Background: Despite the widespread use and sales of cannabidiol (CBD) products in the United States, there is a paucity of literature to evaluate its effectiveness, safety, or ideal route of administration for postoperative pain.
Purpose: To evaluate the potential analgesic effects of buccally absorbed CBD in patients who have undergone arthroscopic rotator cuff repair (ARCR).
Study design: Randomized controlled trial; Level of evidence, 1.

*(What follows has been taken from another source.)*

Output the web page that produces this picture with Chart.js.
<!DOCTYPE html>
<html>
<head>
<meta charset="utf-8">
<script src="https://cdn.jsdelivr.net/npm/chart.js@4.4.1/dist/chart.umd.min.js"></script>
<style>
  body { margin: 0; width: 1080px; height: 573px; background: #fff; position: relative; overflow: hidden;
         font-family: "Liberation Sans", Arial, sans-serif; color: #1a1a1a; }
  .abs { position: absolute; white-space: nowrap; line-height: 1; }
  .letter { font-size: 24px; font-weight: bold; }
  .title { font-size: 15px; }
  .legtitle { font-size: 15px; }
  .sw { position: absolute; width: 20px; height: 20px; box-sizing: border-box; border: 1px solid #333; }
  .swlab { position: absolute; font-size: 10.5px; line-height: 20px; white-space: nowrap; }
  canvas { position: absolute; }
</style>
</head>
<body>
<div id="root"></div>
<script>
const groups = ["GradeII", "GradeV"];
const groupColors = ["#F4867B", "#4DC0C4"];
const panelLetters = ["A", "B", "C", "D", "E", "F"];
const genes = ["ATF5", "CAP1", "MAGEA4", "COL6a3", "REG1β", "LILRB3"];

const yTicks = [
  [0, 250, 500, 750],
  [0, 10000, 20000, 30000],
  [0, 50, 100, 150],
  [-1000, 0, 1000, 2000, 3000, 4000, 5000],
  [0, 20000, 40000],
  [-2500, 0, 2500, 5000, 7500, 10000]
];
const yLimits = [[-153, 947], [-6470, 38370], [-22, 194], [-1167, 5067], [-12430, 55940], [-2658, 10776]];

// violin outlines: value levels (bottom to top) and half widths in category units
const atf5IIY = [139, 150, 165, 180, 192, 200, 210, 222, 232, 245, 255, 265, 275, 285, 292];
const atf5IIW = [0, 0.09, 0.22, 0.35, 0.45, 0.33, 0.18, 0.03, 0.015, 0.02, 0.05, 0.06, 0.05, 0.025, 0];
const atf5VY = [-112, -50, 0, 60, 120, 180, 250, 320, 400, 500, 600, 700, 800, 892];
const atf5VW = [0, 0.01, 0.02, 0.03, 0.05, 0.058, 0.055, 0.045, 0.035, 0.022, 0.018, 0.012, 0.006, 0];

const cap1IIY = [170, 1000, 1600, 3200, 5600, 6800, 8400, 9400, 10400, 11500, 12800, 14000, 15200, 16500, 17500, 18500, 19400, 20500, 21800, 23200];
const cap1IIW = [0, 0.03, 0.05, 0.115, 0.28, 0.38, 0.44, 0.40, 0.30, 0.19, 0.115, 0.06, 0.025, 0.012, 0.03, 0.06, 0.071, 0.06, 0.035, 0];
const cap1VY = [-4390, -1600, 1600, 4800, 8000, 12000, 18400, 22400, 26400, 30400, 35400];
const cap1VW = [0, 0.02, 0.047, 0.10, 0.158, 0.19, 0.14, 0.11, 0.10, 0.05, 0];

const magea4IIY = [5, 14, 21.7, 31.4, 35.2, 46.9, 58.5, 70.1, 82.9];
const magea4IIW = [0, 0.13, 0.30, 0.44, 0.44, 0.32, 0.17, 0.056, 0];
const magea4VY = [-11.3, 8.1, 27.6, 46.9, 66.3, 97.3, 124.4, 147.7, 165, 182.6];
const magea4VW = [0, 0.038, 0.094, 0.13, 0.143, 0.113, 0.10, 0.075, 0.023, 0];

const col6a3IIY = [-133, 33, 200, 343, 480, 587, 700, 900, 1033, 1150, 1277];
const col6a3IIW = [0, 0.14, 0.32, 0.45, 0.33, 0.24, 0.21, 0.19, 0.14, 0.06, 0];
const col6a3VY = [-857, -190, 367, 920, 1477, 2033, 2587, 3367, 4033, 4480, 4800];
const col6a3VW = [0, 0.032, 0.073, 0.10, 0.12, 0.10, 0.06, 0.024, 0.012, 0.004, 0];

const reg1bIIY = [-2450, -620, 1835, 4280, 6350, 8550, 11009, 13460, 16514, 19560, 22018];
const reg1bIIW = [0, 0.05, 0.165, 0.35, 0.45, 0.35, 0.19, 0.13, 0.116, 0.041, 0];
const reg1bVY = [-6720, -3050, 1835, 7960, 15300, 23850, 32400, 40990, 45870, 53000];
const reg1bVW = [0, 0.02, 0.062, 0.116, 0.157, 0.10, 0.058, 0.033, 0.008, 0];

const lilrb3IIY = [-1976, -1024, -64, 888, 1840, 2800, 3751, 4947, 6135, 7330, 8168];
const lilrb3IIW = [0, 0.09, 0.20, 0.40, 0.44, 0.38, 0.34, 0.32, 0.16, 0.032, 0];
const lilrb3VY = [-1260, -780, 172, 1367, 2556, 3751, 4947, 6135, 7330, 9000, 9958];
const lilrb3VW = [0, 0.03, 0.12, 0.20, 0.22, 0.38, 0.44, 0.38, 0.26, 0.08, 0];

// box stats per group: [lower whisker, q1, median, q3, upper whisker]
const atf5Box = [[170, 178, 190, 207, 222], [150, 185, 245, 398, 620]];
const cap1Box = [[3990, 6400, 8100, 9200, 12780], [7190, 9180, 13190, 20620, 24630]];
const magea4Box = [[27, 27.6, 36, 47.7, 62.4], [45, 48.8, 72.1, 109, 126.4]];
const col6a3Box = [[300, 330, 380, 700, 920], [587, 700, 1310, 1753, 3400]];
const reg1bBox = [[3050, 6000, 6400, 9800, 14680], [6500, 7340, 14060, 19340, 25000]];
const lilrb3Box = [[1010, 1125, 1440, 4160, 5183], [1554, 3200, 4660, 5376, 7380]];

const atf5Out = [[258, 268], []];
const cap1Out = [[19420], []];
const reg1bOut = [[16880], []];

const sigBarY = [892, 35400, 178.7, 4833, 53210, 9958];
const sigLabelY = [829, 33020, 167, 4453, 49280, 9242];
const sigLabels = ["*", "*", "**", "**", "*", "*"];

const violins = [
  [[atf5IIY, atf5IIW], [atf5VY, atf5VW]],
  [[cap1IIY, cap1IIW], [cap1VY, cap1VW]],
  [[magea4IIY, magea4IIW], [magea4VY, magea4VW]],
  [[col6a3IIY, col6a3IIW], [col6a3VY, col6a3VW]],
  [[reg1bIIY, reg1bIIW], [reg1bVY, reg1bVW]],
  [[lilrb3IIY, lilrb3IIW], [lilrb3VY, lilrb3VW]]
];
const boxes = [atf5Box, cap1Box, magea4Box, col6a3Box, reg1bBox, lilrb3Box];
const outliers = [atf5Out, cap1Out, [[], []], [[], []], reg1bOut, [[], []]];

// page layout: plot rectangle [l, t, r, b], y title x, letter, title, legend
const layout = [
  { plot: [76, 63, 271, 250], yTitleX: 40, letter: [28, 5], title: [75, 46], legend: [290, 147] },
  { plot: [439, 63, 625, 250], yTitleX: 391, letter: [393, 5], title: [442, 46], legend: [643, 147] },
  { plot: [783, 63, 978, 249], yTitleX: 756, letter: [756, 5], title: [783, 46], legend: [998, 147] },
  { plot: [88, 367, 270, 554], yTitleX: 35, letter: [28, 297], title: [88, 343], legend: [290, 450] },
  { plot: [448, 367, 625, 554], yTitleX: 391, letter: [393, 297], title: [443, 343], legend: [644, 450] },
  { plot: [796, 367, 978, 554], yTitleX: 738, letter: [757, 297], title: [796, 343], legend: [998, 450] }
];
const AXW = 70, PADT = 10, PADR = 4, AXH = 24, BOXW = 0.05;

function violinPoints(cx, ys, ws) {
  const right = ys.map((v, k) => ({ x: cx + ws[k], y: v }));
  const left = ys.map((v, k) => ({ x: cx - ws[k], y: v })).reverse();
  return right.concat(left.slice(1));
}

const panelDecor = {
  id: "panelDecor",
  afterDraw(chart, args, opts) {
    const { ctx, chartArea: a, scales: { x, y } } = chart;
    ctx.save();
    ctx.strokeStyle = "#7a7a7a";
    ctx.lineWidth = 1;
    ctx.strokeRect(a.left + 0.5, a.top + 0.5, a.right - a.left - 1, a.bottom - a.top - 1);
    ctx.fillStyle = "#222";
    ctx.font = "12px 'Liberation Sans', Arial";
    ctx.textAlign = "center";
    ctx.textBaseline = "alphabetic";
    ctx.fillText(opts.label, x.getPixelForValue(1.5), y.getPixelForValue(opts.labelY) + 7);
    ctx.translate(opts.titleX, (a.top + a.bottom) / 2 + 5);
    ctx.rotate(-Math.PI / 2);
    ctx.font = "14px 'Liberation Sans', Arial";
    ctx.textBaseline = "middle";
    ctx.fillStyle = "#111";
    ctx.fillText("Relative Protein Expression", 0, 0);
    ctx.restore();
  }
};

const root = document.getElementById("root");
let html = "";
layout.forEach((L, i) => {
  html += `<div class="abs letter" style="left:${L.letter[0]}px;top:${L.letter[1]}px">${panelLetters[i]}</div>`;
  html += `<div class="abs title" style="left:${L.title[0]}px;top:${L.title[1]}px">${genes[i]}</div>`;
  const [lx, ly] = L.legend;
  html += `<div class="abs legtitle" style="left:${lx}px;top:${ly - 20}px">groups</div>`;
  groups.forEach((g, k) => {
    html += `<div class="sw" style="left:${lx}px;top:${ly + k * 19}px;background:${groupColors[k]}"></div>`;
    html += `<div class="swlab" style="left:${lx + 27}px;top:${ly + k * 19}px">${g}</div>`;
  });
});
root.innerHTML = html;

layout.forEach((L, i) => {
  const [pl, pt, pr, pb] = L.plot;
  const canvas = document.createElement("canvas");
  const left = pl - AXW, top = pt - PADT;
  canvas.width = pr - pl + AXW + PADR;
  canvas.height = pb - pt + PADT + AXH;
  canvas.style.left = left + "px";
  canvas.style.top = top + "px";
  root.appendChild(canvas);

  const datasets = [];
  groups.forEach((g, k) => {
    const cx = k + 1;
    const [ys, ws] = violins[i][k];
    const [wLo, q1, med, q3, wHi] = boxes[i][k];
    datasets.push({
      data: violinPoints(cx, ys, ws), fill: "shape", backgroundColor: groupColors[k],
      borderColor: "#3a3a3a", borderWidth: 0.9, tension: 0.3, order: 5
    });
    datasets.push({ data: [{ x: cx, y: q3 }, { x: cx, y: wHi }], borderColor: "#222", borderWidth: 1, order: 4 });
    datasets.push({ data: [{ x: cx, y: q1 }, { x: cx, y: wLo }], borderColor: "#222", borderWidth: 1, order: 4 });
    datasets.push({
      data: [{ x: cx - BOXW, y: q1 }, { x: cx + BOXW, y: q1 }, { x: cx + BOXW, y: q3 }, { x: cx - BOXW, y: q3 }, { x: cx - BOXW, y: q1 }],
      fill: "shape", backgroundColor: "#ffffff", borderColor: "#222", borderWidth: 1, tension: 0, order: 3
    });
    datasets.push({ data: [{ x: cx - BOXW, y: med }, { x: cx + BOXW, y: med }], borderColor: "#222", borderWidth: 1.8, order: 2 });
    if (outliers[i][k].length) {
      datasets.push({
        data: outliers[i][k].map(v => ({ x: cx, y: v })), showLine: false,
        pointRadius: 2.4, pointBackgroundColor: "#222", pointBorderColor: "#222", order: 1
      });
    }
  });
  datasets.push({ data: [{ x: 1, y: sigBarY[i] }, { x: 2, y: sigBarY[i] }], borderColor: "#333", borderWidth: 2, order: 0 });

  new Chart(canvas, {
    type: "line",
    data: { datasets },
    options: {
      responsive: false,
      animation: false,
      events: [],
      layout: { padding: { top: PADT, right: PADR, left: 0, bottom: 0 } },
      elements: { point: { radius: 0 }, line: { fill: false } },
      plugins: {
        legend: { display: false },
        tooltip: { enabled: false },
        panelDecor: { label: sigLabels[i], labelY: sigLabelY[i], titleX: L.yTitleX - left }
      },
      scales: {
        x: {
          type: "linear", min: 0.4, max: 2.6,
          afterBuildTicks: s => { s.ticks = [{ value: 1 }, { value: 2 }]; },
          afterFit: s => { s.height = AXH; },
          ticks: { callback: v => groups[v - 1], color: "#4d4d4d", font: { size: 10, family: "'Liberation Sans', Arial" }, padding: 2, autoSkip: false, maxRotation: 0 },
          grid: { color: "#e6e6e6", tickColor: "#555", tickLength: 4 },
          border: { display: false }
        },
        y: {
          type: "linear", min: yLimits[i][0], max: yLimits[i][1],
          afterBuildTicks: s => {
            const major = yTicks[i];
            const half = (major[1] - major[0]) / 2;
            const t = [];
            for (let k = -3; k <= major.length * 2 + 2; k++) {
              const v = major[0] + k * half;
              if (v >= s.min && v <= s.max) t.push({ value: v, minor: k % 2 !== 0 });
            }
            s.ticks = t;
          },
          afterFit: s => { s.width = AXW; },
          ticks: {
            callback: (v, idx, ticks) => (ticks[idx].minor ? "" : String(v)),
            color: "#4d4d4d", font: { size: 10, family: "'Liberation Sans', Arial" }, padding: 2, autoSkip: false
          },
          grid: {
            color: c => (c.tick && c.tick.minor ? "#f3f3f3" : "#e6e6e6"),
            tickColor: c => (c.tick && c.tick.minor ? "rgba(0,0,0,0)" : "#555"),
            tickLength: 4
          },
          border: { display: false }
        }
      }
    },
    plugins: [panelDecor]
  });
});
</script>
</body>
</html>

Methods: This was a US Food and Drug Administration-sanctioned, multicenter, placebo-controlled, randomized, double-blinded trial conducted in patients undergoing ARCR. Patients aged from 18 to 75 years undergoing ARCR were prospectively enrolled and randomized to the control and experimental groups. The experimental group received an oral, buccally absorbed tablet containing 25 mg of CBD 3 times a day if <80 kg, or 50 mg of CBD 3 times a day if >80 kg, for 14 days postoperatively, while the control group received an identical placebo. Patients were followed up on days 1, 2, 7, and 14, and visual analog scale (VAS) for pain scores, opioid consumption, and satisfaction with pain control were recorded. Additionally, liver function tests were conducted on days 7 and 14 to assess safety, and nausea was monitored. P < .05 was considered to be statistically significant.

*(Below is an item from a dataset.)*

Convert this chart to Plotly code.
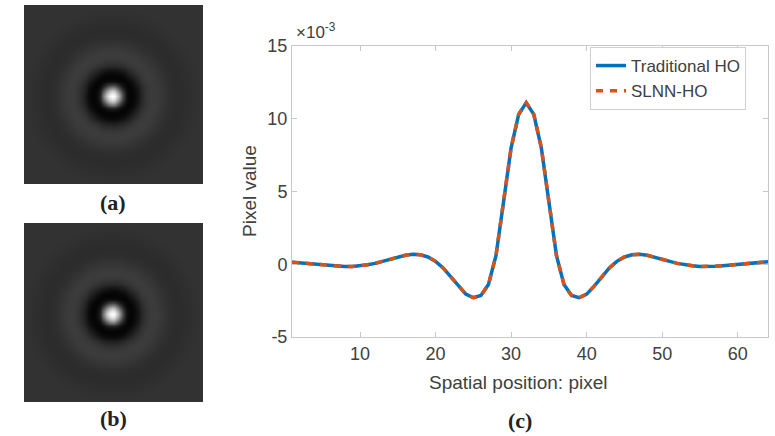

Results: Overall, 100 patients were recruited, with 1 patient being excluded, for a total of 99 patients. There were no significant differences in patient demographics between the 2 groups. On day 1, the VAS pain score was significantly lower in the CBD group than in the control group (4.4 ± 3.1 vs 5.7 ± 3.2, respectively; P = .04), although this difference was no longer present on day 2 (4.7 ± 2.8 vs 5.3 ± 2.6, respectively; P = .32). On both days 1 and 2, patient satisfaction with pain control was significantly higher in the CBD group than in the control group (day 1: 7.0 ± 3.0 vs 5.6 ± 3.7, respectively [P = .04]; day 2: 7.3 ± 2.5 vs 6.0 ± 3.3, respectively [P = .03]). The quantity of opioids consumed was low in both groups, and there were no statistically significant differences in opioid consumption (P > .05). On days 7 and 14, there were no statistically significant differences in VAS scores, opioid consumption, or patient satisfaction with pain control between the CBD and control groups (P > .05 for all). There were no significant differences in liver function test results postoperatively (P > .05).

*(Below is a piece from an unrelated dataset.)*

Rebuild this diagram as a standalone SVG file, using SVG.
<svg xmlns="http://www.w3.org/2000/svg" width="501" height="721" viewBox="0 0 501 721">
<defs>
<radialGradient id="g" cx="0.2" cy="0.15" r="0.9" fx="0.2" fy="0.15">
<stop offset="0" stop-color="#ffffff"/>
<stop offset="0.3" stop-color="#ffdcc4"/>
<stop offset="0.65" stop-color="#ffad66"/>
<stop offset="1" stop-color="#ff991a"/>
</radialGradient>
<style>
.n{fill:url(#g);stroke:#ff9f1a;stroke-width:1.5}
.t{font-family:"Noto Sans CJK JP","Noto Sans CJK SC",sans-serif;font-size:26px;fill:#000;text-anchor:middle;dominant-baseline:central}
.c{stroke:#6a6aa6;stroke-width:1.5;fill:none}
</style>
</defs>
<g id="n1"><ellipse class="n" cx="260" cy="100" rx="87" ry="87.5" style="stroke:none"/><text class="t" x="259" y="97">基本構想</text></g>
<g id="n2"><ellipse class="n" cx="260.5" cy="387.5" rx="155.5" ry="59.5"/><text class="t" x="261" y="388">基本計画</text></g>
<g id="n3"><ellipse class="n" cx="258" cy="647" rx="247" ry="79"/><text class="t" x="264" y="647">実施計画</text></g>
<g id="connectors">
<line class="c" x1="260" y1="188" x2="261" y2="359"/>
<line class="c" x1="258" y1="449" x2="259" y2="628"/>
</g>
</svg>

Conclusion: Buccally absorbed CBD demonstrated an acceptable safety profile and showed significant promise in the reduction of pain in the immediate perioperative period after ARCR compared with the control. Further studies are currently ongoing to confirm dosing and effectiveness in other orthopaedic conditions.
Registration: NCT04672252 (ClinicalTrials.gov identifier).
Keywords: CBD; cannabidiol; postoperative pain; rotator cuff repair; shoulder arthroscopic surgery.